A friend of mine helped one of his friends recover a chapter of her graduate thesis from a corrupted flash drive. Needless to say, she was appreciative and made this clear on Facebook. Amongst the many compliments and comments to this post was “Praise the Lord!”, a fairly natural reaction for a devoted monotheist. But this attribution of praise seems rather unfair to my friend, who is responsible for the good act. Why should he be deprived of credit, if indeed we wish to assign credit at all?
Now my reaction may be misguided. There are perfectly consistent theologies that depict God and the world in such a way that praise would certainly be reasonably assigned to God. Asharism in Islam (named for the 10th century theologian Abu Hasan al-Ashari) is one. According to Ashari, his commentators, and proponents, God is the real agent of everything that occurs; causation as we normally perceive it, including the willed, expert, or virtuous acts of people is an illusion. God simply has a habitual way of creating the world at every moment that suggests causation within the flow of time. But if God so decided, miracles contrary to His habit could occur at any moment.
I do not take the devoted monotheist depicted at the start of this post to subscribe to Asharism or a similar theology. Rather, I suspect he believes that humans are responsible for at least some of their actions, especially sinful actions. But these two positions alongside one another seem, if not flatly contradictory, at least contrived–as if saying, “God gets credit for the good things, but sin–that’s on us.” Without some principled way of distinguishing the agent of sinful and praiseworthy acts, it seems that praise and blame should be given where praise and blame are due. God doesn’t merit praise just because praise increases His majesty. Neither should humans be blamed just because they need to be in order for eternal punishment to be just.
This brings to mind Ludwig Feuerbach‘s theory of religion.

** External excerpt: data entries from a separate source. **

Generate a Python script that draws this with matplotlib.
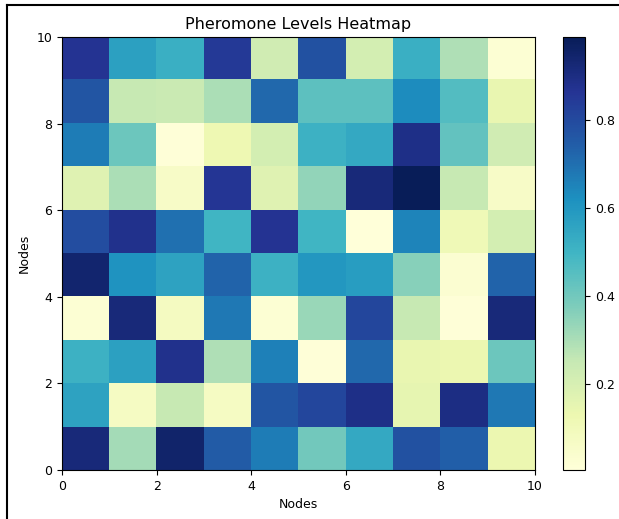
import numpy as np
import matplotlib
matplotlib.use('Agg')
from matplotlib import pyplot as plt
from matplotlib.lines import Line2D

# pheromone levels, rows listed from top (y=9..10) down to bottom (y=0..1)
row9 = [0.87, 0.57, 0.52, 0.85, 0.22, 0.78, 0.21, 0.52, 0.29, 0.02]
row8 = [0.77, 0.25, 0.24, 0.30, 0.72, 0.44, 0.44, 0.63, 0.46, 0.14]
row7 = [0.67, 0.41, 0.01, 0.12, 0.21, 0.51, 0.54, 0.89, 0.43, 0.22]
row6 = [0.17, 0.30, 0.06, 0.86, 0.17, 0.34, 0.92, 0.99, 0.25, 0.06]
row5 = [0.79, 0.88, 0.70, 0.50, 0.87, 0.50, 0.004, 0.65, 0.11, 0.21]
row4 = [0.94, 0.61, 0.56, 0.73, 0.51, 0.60, 0.58, 0.36, 0.03, 0.73]
row3 = [0.02, 0.92, 0.08, 0.68, 0.02, 0.33, 0.81, 0.25, 0.01, 0.92]
row2 = [0.51, 0.57, 0.88, 0.29, 0.66, 0.01, 0.72, 0.14, 0.13, 0.41]
row1 = [0.56, 0.07, 0.25, 0.07, 0.77, 0.81, 0.89, 0.15, 0.90, 0.68]
row0 = [0.92, 0.31, 0.95, 0.75, 0.67, 0.40, 0.54, 0.78, 0.74, 0.13]

pheromone = np.array([row9, row8, row7, row6, row5, row4, row3, row2, row1, row0])

fig = plt.figure(figsize=(6.19, 5.19), dpi=100)
ax = fig.add_axes([0.1002, 0.0944, 0.7641, 0.8343])
cax = fig.add_axes([0.9095, 0.0944, 0.0355, 0.8343])

im = ax.imshow(pheromone, cmap='YlGnBu', origin='upper', extent=[0, 10, 0, 10],
               aspect='auto')
cb = fig.colorbar(im, cax=cax)
cb.set_ticks([0.2, 0.4, 0.6, 0.8])

ax.set_xticks([0, 2, 4, 6, 8, 10])
ax.set_yticks([0, 2, 4, 6, 8, 10])
ax.tick_params(labelsize=9)
cb.ax.tick_params(labelsize=9)
ax.set_title('Pheromone Levels Heatmap', fontsize=11.5)
ax.set_xlabel('Nodes', fontsize=9)
ax.set_ylabel('Nodes', fontsize=9)

# screenshot frame (only top and left edges show)
fig.add_artist(Line2D([0.011, 1.0], [0.990, 0.990], transform=fig.transFigure,
                      color='black', linewidth=1.5))
fig.add_artist(Line2D([0.011, 0.011], [0.0, 0.990], transform=fig.transFigure,
                      color='black', linewidth=1.5))

fig.savefig('out.png', dpi=100)
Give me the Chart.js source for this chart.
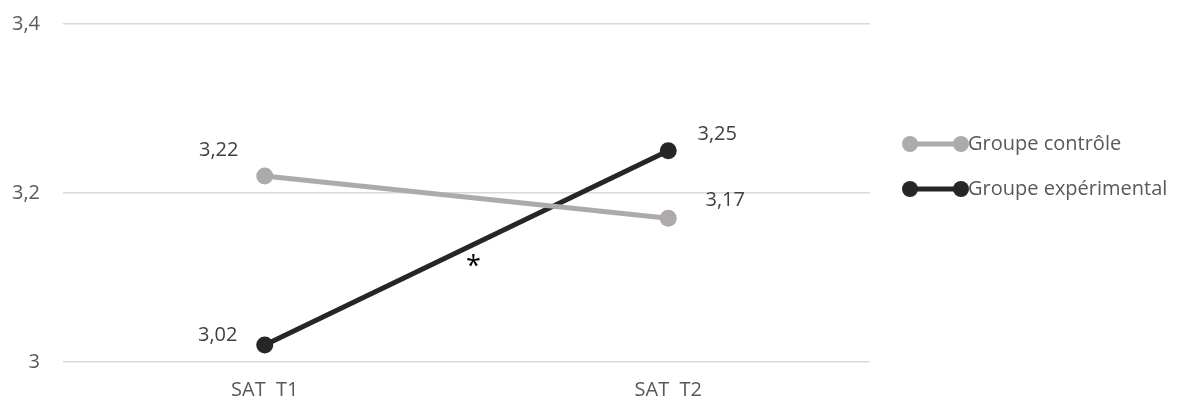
<!DOCTYPE html>
<html>
<head>
<meta charset="utf-8">
<script src="https://cdn.jsdelivr.net/npm/chart.js@4/dist/chart.umd.min.js"></script>
<style>
  html, body { margin: 0; padding: 0; background: #fff; }
  #wrap { width: 1183px; height: 403px; }
</style>
</head>
<body>
<div id="wrap"><canvas id="chart"></canvas></div>
<script>
// data
const categories = ['SAT  T1', 'SAT  T2'];
const seriesNames = ['Groupe contrôle', 'Groupe expérimental'];
const controle = [3.22, 3.17];
const experimental = [3.02, 3.25];
const yTicks = [3, 3.2, 3.4];
// significance mark between the two time points
const starLabel = '*';
const starValue = 3.125;

// label offsets (px) from each point, Excel moved them by hand
const labelOffsets = [
  [[-46, -26], [57, -18]],
  [[-47, -10], [49, -16]]
];

const colors = ['#aeaaaa', '#262626'];
const FONT = '"Open Sans", "Liberation Sans", sans-serif';
const fmt = v => String(Math.round(v * 100) / 100).replace('.', ',');

const labelsPlugin = {
  id: 'pointLabels',
  afterDatasetsDraw(chart) {
    const ctx = chart.ctx;
    ctx.save();
    ctx.font = '20px ' + FONT;
    ctx.fillStyle = '#404040';
    ctx.textAlign = 'center';
    ctx.textBaseline = 'middle';
    chart.data.datasets.forEach((ds, i) => {
      chart.getDatasetMeta(i).data.forEach((pt, j) => {
        const off = labelOffsets[i][j];
        ctx.fillText(fmt(ds.data[j]), pt.x + off[0], pt.y + off[1]);
      });
    });
    // asterisk
    const x = chart.scales.x.getPixelForValue(0.5) + 7;
    const y = chart.scales.y.getPixelForValue(starValue);
    ctx.font = '27px ' + FONT;
    ctx.fillStyle = '#000';
    ctx.textBaseline = 'alphabetic';
    ctx.fillText(starLabel, x, y + 19);
    ctx.restore();
  }
};

const legendPlugin = {
  id: 'sideLegend',
  afterDraw(chart) {
    const ctx = chart.ctx;
    const x0 = chart.chartArea.right + 40;
    const rows = [144, 189];
    ctx.save();
    chart.data.datasets.forEach((ds, i) => {
      const y = rows[i];
      ctx.strokeStyle = ds.borderColor;
      ctx.fillStyle = ds.borderColor;
      ctx.lineWidth = 5;
      ctx.beginPath();
      ctx.moveTo(x0, y);
      ctx.lineTo(x0 + 51, y);
      ctx.stroke();
      [x0, x0 + 51].forEach(cx => {
        ctx.beginPath();
        ctx.arc(cx, y, 8, 0, Math.PI * 2);
        ctx.fill();
      });
      ctx.font = '20px ' + FONT;
      ctx.fillStyle = '#595959';
      ctx.textAlign = 'left';
      ctx.textBaseline = 'middle';
      ctx.fillText(ds.label, x0 + 58, y);
    });
    ctx.restore();
  }
};

new Chart(document.getElementById('chart'), {
  type: 'line',
  data: {
    labels: categories,
    datasets: [
      {
        label: seriesNames[0],
        data: controle,
        borderColor: colors[0],
        backgroundColor: colors[0],
        borderWidth: 5,
        pointRadius: 8.5,
        pointHoverRadius: 8.5,
        pointBorderWidth: 0
      },
      {
        label: seriesNames[1],
        data: experimental,
        borderColor: colors[1],
        backgroundColor: colors[1],
        borderWidth: 5,
        pointRadius: 8.5,
        pointHoverRadius: 8.5,
        pointBorderWidth: 0
      }
    ]
  },
  options: {
    responsive: true,
    maintainAspectRatio: false,
    animation: false,
    layout: { padding: { top: 24, right: 313, left: 0, bottom: 0 } },
    plugins: {
      legend: { display: false },
      tooltip: { enabled: false }
    },
    scales: {
      x: {
        offset: true,
        grid: { display: false, drawTicks: false },
        border: { display: false },
        ticks: { color: '#595959', font: { family: FONT, size: 20 }, padding: 16 },
        afterFit(scale) { scale.height = 41; }
      },
      y: {
        min: 3,
        max: 3.4,
        afterBuildTicks(scale) { scale.ticks = yTicks.map(v => ({ value: v })); },
        grid: { color: '#d9d9d9', lineWidth: 1.5, drawTicks: false },
        border: { display: false },
        ticks: {
          color: '#595959',
          font: { family: FONT, size: 20 },
          padding: 23,
          callback: v => fmt(v)
        },
        afterFit(scale) {
          scale.width = 63;
          scale.paddingTop = 0;
          scale.paddingBottom = 0;
        }
      }
    }
  },
  plugins: [labelsPlugin, legendPlugin]
});
</script>
</body>
</html>
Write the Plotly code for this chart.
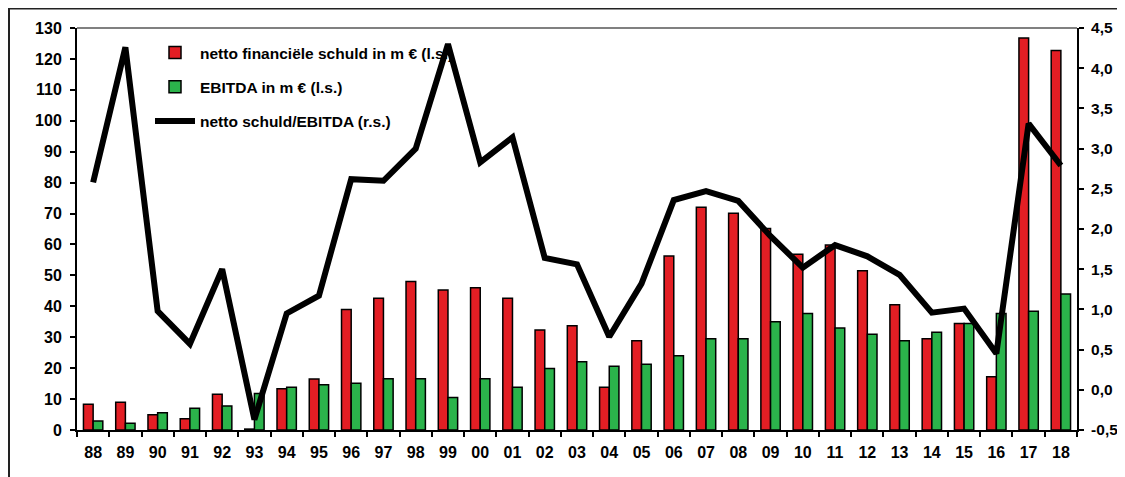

According to Feuerbach, all religions can be characterized by activities that involve the projection of human goods onto objects or beings external to the human species. This glorifies God (gods, the Buddha, etc.) while impoverishing humanity. Thus a great and glorious God is actually a sign of a people alienated from their virtues and plenty. This is why Feuerbach uses the term projection: divinity is the inverted image of a people, like that cast by a convex lens.
Feuerbach paints with a wide brush, but that doesn’t mean he hasn’t tapped into something human in the process. Prayers of thanksgiving, beseeching God for some good, sacrifice, worship can all be readily understood as variations on projection. His theory also explains why so few believers blame God for evil in the world. Such blame would impoverish God.